--- Start of Recorded data ---

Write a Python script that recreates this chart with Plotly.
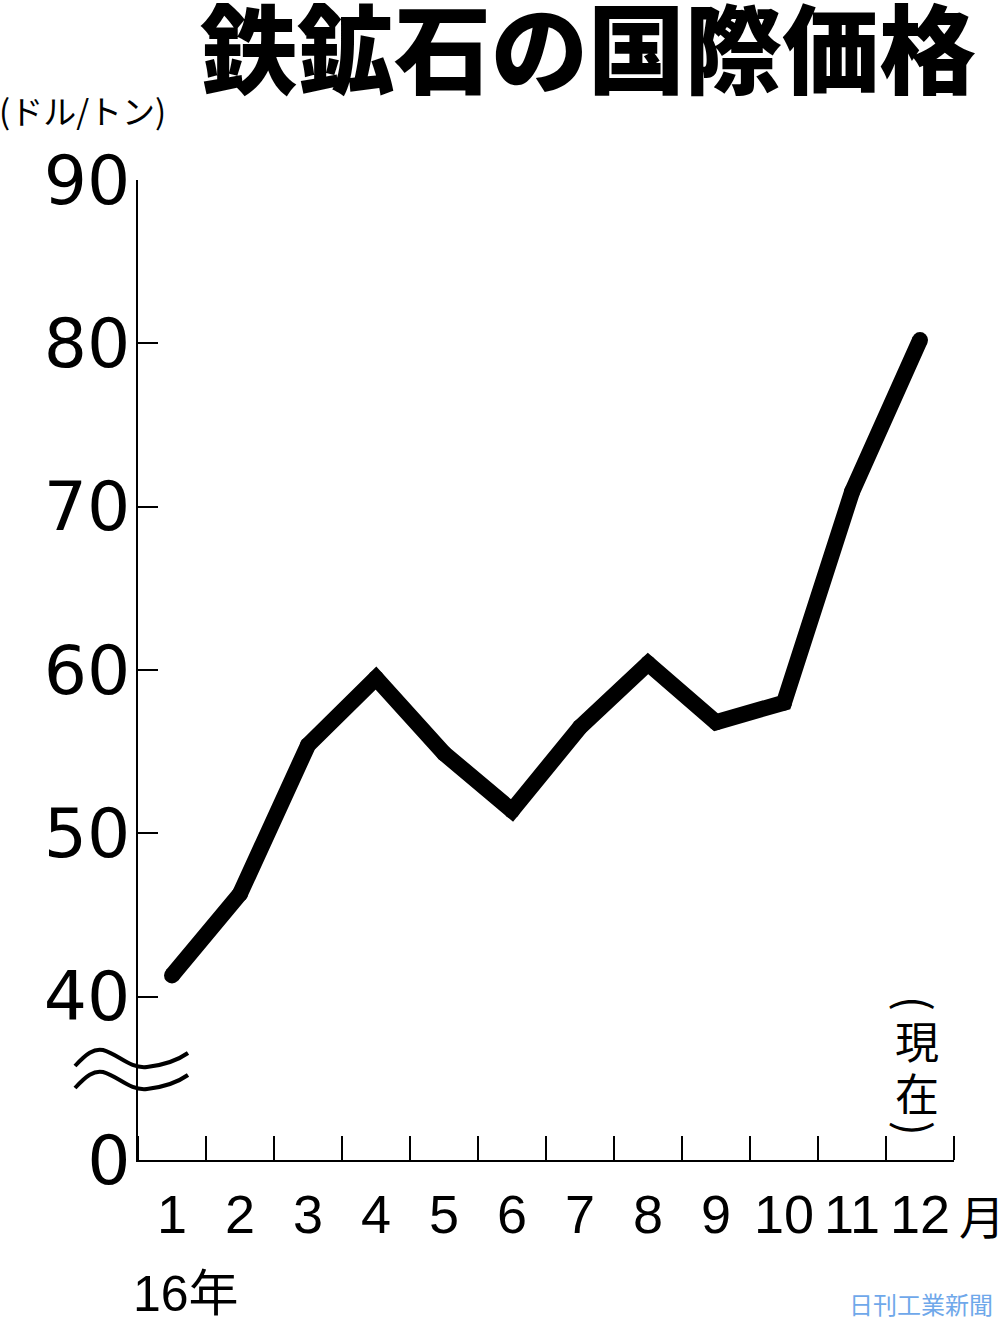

--- End of Recorded data ---
--- Start of Recorded data ---

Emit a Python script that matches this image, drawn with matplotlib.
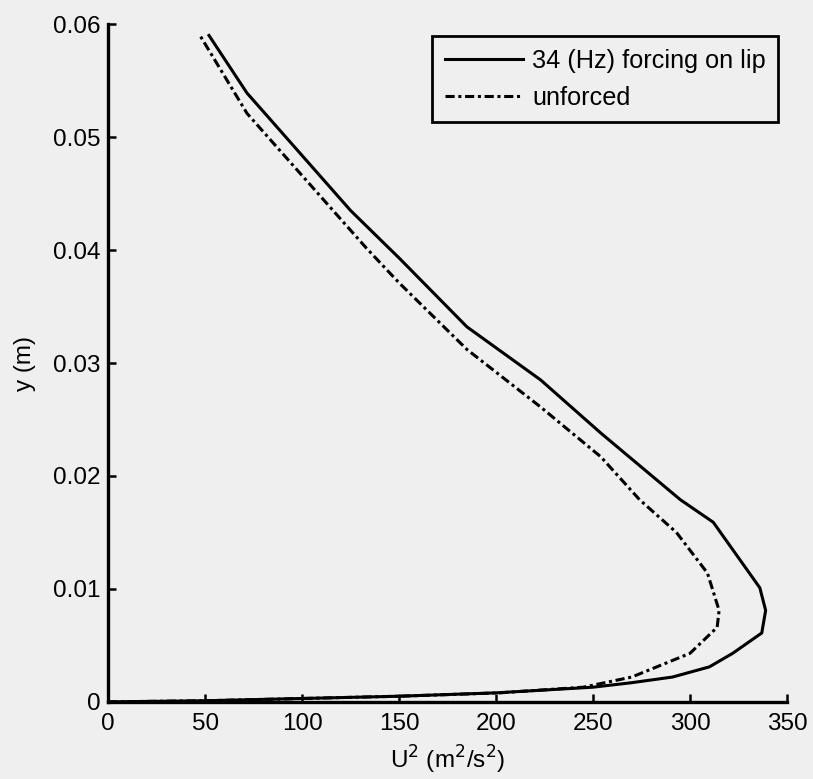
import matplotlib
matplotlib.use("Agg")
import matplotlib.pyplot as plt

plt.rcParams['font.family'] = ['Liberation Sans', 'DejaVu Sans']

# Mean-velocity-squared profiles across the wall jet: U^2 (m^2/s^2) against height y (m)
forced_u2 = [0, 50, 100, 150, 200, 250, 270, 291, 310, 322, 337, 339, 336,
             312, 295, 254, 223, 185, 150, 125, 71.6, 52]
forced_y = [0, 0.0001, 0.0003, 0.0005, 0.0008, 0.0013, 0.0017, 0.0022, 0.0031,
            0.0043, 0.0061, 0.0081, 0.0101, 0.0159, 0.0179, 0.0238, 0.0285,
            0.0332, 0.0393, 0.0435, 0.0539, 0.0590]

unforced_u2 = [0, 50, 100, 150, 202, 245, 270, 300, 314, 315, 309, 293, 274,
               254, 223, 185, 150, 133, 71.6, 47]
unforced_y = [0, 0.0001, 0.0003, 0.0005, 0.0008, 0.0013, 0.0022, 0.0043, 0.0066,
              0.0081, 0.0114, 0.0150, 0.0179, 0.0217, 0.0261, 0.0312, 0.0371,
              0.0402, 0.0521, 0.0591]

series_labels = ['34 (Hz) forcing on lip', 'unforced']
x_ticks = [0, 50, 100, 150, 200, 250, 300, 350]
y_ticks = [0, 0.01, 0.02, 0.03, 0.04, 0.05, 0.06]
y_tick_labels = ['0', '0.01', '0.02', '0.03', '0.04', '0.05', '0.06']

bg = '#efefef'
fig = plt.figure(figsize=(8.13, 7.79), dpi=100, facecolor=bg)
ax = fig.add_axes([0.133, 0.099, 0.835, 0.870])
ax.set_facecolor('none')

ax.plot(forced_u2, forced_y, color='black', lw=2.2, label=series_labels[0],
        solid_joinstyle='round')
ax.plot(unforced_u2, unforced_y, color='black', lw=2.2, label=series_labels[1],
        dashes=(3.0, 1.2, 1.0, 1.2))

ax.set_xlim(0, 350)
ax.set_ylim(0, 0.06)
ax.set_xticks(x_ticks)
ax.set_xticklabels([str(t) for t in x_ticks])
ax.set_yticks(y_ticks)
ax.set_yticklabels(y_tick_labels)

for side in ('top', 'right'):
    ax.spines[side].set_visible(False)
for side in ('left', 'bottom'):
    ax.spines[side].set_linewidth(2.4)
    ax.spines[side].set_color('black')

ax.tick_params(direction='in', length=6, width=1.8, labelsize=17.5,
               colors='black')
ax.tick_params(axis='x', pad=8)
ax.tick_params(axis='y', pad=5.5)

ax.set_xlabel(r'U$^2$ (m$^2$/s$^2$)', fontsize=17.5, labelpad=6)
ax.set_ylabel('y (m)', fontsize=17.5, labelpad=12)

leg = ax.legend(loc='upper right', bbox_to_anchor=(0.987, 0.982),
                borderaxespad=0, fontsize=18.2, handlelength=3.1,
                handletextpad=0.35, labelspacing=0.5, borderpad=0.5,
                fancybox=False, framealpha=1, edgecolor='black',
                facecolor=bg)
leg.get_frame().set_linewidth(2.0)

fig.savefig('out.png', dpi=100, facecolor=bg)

--- End of Recorded data ---

**Your objective**. Using the data above, copy exactly the lines from the one containing "Emit a Python" to the one containing "0.0332, 0.0393, 0.0435, 0.0539, 0.0590]", inclusive. Exclude the pictures.

**Answer to this exercise**.
Emit a Python script that matches this image, drawn with matplotlib.
import matplotlib
matplotlib.use("Agg")
import matplotlib.pyplot as plt

plt.rcParams['font.family'] = ['Liberation Sans', 'DejaVu Sans']

# Mean-velocity-squared profiles across the wall jet: U^2 (m^2/s^2) against height y (m)
forced_u2 = [0, 50, 100, 150, 200, 250, 270, 291, 310, 322, 337, 339, 336,
             312, 295, 254, 223, 185, 150, 125, 71.6, 52]
forced_y = [0, 0.0001, 0.0003, 0.0005, 0.0008, 0.0013, 0.0017, 0.0022, 0.0031,
            0.0043, 0.0061, 0.0081, 0.0101, 0.0159, 0.0179, 0.0238, 0.0285,
            0.0332, 0.0393, 0.0435, 0.0539, 0.0590]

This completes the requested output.